RUDY had now come to his uncle's house, and found to his relief that the people were like those he had been used to. There was only one crétin, a poor silly boy—one of those who rove from one house to another in the canton of Vallais, staying a month or two in each house, and the unfortunate Saperli was there when Rudy came.
Uncle was a great hunter, and also knew the cooper's trade. His wife was a lively little person, and almost looked like a bird; her eyes were like those of an eagle, and her long neck was quite downy.
Rudy found everything new to him—dress, habits and customs, and language, though he would soon get used to that. They seemed more comfortably off than in his grandfather's house. The rooms were large, and the walls were decorated with chamois' horns and polished guns, and there was a picture of the Virgin over the door; fresh Alpine roses and a burning lamp stood before it.
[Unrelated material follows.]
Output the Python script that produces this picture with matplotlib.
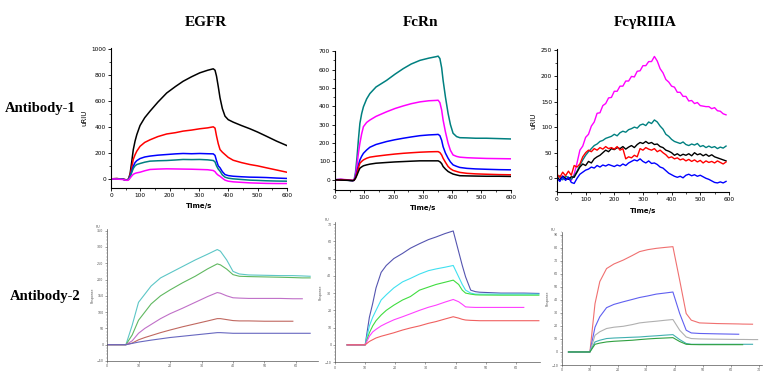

Uncle was, as I have said, one of the most successful chamois-hunters in the neighborhood, and also one of the best guides. Rudy soon became the pet of the household. They had one pet already, an old hound, blind and deaf; he was no longer able to go out hunting, but they took care of him in return for his former services. Rudy patted the dog, and wished to make friends; but he did not care to make friends with strangers, though Rudy was not long a stranger there.
"We live very well here in the canton of Vallais," said uncle; "we have chamois, who are not so easily killed as the steinbock, but we get on better than in the old days. It is all very well to praise former times, but we are better off now. An opening has been made, and the air blows through our secluded vale. We always get something better when the old thing is done with," said he; for uncle had much to say, and would tell tales of his childhood, and of the days when his father was vigorous, when Vallais was, as he said, a closed bag, full of sick folk and unfortunate crétins; "but the French soldiers came, and they were the right sort of doctors, for they killed both the disease and the persons who had it. The French knew all about fighting; they struck their blows in many ways, and their maidens could strike too!" and here uncle nodded at his wife, who was a Frenchwoman. "The French struck at our stones in fine style! They struck the Simplon road through the rocks; they struck the road, so that I may say to a child of three years old, 'Go to Italy, keep right on the highway!' and the child will find himself in Italy if he only keeps right on the road!" and then uncle sang a French song, "Hurrah for Napoleon Buonaparte!"
His uncle would tell tales of his childhood.
Rudy now heard for the first time of France, and of Lyons, a great town on the river Rhone, where his uncle had been.
In a few years Rudy was to become an active chamois-hunter. His uncle said he was capable of it; he therefore taught him to handle a gun and to shoot. In the hunting season he took him to the mountains, and made him drink the warm blood from the chamois, which keeps a hunter from giddiness. He taught him to know the seasons when avalanches would roll down the mountain sides, at midday or in the afternoon, according to whether the sun had been strong on the places. He taught him to watch how the chamois sprang, and notice how his feet fell that he might stand firm; and that where he could obtain no foothold he must catch hold with his elbows, grasp with his muscles, and hold with his thighs and knees—that he might even hold with his neck if necessary. The chamois were very wary,—they would send one to look out; but the hunter must be still more wary,—put them off the scent. He had known them so stupid that if he hung his coat and hat on an alpenstock, the chamois took the coat for a man. Uncle played his trick one day when he and Rudy were out hunting.